**Record extracts**.
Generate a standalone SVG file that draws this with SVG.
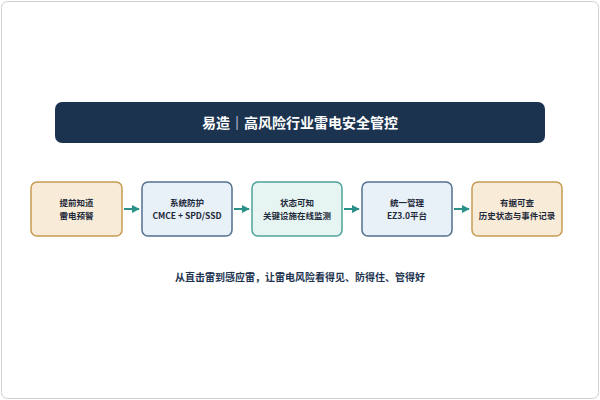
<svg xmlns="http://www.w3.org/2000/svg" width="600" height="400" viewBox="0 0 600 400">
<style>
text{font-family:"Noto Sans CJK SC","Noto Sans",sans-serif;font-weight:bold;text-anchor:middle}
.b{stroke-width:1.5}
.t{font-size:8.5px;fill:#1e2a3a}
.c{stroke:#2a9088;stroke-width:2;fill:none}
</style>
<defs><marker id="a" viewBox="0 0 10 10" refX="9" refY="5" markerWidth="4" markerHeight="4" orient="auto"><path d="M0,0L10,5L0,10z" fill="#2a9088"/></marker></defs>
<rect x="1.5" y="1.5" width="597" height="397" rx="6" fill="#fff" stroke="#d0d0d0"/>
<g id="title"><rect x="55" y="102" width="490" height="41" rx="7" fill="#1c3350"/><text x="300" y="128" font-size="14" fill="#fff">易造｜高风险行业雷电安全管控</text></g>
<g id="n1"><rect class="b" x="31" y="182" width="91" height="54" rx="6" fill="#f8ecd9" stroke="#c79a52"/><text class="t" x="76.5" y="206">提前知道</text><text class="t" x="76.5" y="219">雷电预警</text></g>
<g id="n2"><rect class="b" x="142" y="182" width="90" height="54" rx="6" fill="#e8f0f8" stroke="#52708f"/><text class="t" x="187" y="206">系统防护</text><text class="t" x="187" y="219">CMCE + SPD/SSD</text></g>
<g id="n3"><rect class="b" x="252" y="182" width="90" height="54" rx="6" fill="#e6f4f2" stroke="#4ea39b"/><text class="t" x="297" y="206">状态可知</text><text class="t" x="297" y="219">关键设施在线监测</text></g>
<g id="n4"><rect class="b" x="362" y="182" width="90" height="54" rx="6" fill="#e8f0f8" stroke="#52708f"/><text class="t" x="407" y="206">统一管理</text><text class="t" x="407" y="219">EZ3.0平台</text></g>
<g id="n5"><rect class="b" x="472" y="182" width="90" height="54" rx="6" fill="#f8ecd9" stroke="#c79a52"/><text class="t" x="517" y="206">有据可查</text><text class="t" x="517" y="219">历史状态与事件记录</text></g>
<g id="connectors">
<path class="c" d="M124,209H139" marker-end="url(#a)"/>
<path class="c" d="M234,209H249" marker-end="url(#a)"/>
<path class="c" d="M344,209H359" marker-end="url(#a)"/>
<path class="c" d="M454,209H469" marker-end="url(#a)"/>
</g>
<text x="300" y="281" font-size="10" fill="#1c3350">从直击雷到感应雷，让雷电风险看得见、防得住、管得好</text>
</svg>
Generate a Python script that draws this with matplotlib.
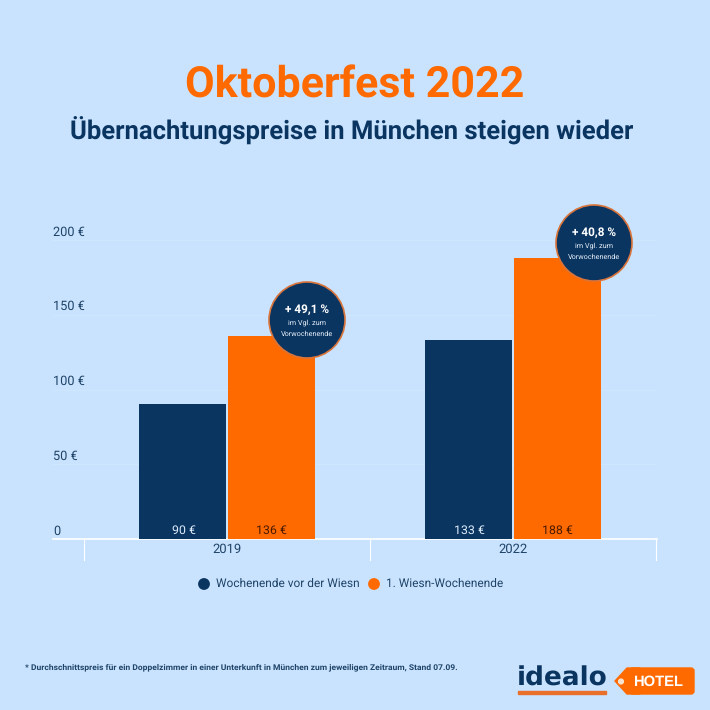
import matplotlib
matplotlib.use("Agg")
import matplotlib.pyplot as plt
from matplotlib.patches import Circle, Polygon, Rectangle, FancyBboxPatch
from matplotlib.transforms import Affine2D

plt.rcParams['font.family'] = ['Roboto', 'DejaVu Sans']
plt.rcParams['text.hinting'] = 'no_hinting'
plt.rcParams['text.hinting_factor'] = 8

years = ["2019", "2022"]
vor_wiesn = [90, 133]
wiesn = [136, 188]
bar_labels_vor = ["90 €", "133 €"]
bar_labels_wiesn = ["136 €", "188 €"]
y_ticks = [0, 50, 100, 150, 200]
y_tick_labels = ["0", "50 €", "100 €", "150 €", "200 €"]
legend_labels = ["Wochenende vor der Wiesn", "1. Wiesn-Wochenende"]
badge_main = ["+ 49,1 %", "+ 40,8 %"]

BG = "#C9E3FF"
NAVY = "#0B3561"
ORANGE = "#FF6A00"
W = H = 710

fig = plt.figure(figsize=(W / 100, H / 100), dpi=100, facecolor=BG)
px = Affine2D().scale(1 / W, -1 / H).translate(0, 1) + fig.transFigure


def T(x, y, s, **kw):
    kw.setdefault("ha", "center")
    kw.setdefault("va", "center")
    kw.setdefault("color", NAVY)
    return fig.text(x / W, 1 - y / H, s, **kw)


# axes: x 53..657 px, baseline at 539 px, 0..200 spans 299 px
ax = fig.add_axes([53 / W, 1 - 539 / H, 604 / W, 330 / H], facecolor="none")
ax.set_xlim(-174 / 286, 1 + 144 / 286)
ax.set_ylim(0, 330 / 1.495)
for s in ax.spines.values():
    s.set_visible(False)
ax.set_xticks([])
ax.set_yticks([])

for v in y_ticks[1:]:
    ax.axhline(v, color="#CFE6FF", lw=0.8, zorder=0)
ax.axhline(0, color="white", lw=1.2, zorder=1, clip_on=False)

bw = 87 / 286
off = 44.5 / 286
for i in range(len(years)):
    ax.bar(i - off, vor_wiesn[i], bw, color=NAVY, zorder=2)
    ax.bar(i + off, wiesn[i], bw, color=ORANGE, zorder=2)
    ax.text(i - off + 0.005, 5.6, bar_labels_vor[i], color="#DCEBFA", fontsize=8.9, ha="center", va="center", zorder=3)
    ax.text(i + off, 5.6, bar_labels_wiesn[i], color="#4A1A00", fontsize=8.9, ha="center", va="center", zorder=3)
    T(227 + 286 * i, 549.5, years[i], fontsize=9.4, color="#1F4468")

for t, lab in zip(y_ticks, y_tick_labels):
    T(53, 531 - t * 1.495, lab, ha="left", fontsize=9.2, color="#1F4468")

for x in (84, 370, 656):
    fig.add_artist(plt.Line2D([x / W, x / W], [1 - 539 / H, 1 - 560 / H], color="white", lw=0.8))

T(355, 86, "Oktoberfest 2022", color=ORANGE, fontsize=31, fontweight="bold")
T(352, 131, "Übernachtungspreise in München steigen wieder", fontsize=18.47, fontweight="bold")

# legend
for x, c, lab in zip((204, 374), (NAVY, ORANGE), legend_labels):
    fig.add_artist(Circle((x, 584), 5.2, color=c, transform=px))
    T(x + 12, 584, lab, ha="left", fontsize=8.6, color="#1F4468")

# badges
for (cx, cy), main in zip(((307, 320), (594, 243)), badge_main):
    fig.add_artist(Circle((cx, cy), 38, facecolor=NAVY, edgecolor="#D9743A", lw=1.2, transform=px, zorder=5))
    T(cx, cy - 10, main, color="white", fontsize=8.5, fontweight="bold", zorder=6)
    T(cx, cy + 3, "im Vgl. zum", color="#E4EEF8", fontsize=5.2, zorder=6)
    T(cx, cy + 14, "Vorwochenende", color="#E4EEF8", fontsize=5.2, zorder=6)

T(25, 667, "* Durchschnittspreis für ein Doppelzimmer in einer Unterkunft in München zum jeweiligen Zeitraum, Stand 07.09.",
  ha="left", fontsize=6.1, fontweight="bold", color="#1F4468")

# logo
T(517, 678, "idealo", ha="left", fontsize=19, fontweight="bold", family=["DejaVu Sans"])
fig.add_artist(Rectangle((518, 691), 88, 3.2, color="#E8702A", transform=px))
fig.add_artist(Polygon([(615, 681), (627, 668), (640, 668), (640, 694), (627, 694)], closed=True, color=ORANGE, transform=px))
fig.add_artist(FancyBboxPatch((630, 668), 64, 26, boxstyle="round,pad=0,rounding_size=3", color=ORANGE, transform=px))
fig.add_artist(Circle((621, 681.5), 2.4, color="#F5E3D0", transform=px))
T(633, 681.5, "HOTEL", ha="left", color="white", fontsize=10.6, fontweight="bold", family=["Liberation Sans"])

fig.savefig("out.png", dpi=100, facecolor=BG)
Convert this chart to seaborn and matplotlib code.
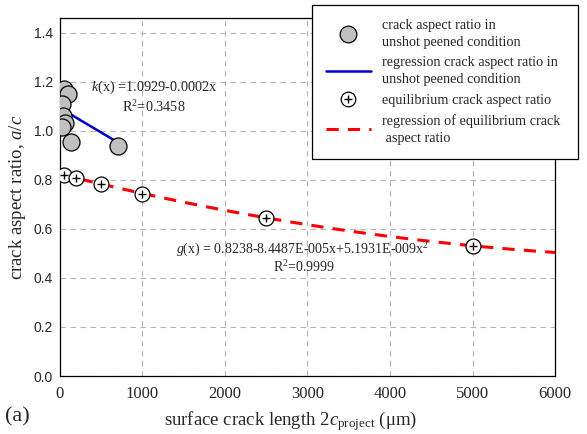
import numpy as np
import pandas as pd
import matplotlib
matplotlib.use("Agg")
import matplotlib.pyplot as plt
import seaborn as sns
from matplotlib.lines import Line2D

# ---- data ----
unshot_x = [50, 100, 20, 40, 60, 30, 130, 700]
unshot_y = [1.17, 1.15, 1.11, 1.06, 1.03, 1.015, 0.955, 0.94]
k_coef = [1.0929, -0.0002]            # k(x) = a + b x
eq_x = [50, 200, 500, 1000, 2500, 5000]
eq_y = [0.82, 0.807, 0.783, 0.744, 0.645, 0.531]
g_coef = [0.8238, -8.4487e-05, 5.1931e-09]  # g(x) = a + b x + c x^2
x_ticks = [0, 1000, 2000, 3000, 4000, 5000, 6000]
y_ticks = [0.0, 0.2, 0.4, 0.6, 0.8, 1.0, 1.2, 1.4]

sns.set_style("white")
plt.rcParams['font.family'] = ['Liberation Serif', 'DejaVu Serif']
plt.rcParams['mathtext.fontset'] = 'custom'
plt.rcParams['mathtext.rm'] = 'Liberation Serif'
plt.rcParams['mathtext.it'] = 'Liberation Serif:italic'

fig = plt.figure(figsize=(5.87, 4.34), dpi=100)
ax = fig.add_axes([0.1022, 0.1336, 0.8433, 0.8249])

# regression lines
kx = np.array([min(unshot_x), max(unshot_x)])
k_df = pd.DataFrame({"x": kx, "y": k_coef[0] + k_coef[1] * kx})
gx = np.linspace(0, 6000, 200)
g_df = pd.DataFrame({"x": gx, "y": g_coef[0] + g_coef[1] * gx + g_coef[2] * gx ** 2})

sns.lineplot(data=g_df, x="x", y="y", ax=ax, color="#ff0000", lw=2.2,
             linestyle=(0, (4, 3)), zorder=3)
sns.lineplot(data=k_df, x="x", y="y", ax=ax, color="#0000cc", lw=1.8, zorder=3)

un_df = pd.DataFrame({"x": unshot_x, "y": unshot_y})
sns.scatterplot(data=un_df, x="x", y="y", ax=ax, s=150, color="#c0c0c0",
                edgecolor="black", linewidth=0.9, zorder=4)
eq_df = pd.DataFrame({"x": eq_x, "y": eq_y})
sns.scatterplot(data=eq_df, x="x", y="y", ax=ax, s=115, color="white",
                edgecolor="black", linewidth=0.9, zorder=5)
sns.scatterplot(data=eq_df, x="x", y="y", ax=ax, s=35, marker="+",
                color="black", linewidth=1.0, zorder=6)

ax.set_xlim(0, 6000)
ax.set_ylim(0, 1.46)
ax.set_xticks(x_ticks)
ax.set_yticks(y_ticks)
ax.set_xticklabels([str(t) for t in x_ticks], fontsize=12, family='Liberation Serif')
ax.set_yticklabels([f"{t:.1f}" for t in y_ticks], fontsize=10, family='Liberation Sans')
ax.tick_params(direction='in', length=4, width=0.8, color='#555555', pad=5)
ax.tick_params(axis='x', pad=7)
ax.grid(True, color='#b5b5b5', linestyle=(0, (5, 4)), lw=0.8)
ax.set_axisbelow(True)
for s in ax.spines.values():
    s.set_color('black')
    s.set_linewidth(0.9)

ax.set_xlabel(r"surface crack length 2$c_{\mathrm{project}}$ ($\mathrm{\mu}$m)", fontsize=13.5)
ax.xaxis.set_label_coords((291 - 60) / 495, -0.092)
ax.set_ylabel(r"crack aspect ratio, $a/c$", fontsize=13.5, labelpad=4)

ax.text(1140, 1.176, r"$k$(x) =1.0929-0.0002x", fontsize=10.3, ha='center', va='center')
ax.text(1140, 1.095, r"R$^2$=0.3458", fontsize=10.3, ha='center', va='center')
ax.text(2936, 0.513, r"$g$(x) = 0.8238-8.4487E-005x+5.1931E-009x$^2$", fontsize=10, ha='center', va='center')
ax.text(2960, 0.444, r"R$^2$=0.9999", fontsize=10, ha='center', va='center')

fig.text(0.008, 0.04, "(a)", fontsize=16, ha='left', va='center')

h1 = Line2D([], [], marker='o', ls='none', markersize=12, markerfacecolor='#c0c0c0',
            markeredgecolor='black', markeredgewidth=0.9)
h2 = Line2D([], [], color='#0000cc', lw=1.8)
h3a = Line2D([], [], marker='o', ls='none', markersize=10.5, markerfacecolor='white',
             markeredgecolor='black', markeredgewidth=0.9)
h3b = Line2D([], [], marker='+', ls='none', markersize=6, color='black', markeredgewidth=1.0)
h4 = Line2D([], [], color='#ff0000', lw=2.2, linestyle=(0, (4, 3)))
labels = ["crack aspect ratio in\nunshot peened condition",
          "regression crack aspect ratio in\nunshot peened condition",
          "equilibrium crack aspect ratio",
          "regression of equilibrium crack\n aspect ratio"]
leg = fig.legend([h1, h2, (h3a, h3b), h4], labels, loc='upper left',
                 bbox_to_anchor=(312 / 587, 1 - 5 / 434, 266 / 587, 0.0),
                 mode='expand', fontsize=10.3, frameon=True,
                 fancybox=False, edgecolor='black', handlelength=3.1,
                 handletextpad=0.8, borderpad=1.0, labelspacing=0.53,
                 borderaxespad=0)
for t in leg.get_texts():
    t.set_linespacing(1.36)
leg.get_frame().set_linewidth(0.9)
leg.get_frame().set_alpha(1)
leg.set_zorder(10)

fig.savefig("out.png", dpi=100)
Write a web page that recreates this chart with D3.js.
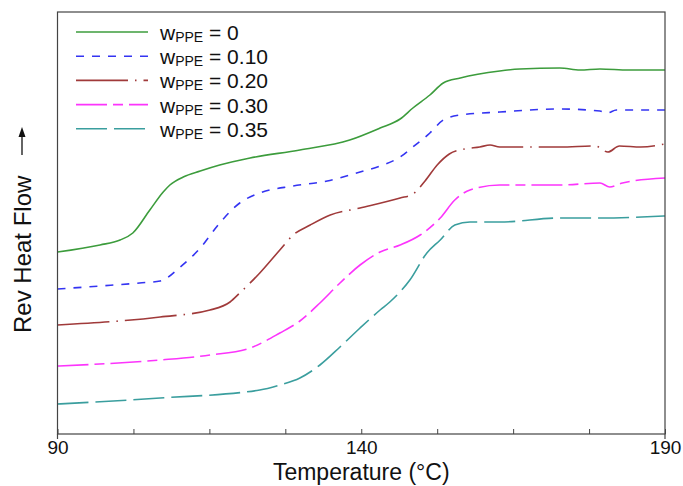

**Exercise objective**.
Using the entries above, transcribe every line from the line containing "Generate a Python" through the line containing "lw=1.2, zorder=1, clip_on=False)". Do not copy pictures.

**Answer for this exercise**.
Generate a Python script that draws this with matplotlib.
import matplotlib
matplotlib.use("Agg")
import matplotlib.pyplot as plt
from matplotlib.patches import Circle, Polygon, Rectangle, FancyBboxPatch
from matplotlib.transforms import Affine2D

plt.rcParams['font.family'] = ['Roboto', 'DejaVu Sans']
plt.rcParams['text.hinting'] = 'no_hinting'
plt.rcParams['text.hinting_factor'] = 8

years = ["2019", "2022"]
vor_wiesn = [90, 133]
wiesn = [136, 188]
bar_labels_vor = ["90 €", "133 €"]
bar_labels_wiesn = ["136 €", "188 €"]
y_ticks = [0, 50, 100, 150, 200]
y_tick_labels = ["0", "50 €", "100 €", "150 €", "200 €"]
legend_labels = ["Wochenende vor der Wiesn", "1. Wiesn-Wochenende"]
badge_main = ["+ 49,1 %", "+ 40,8 %"]

BG = "#C9E3FF"
NAVY = "#0B3561"
ORANGE = "#FF6A00"
W = H = 710

fig = plt.figure(figsize=(W / 100, H / 100), dpi=100, facecolor=BG)
px = Affine2D().scale(1 / W, -1 / H).translate(0, 1) + fig.transFigure


def T(x, y, s, **kw):
    kw.setdefault("ha", "center")
    kw.setdefault("va", "center")
    kw.setdefault("color", NAVY)
    return fig.text(x / W, 1 - y / H, s, **kw)


# axes: x 53..657 px, baseline at 539 px, 0..200 spans 299 px
ax = fig.add_axes([53 / W, 1 - 539 / H, 604 / W, 330 / H], facecolor="none")
ax.set_xlim(-174 / 286, 1 + 144 / 286)
ax.set_ylim(0, 330 / 1.495)
for s in ax.spines.values():
    s.set_visible(False)
ax.set_xticks([])
ax.set_yticks([])

for v in y_ticks[1:]:
    ax.axhline(v, color="#CFE6FF", lw=0.8, zorder=0)
ax.axhline(0, color="white", lw=1.2, zorder=1, clip_on=False)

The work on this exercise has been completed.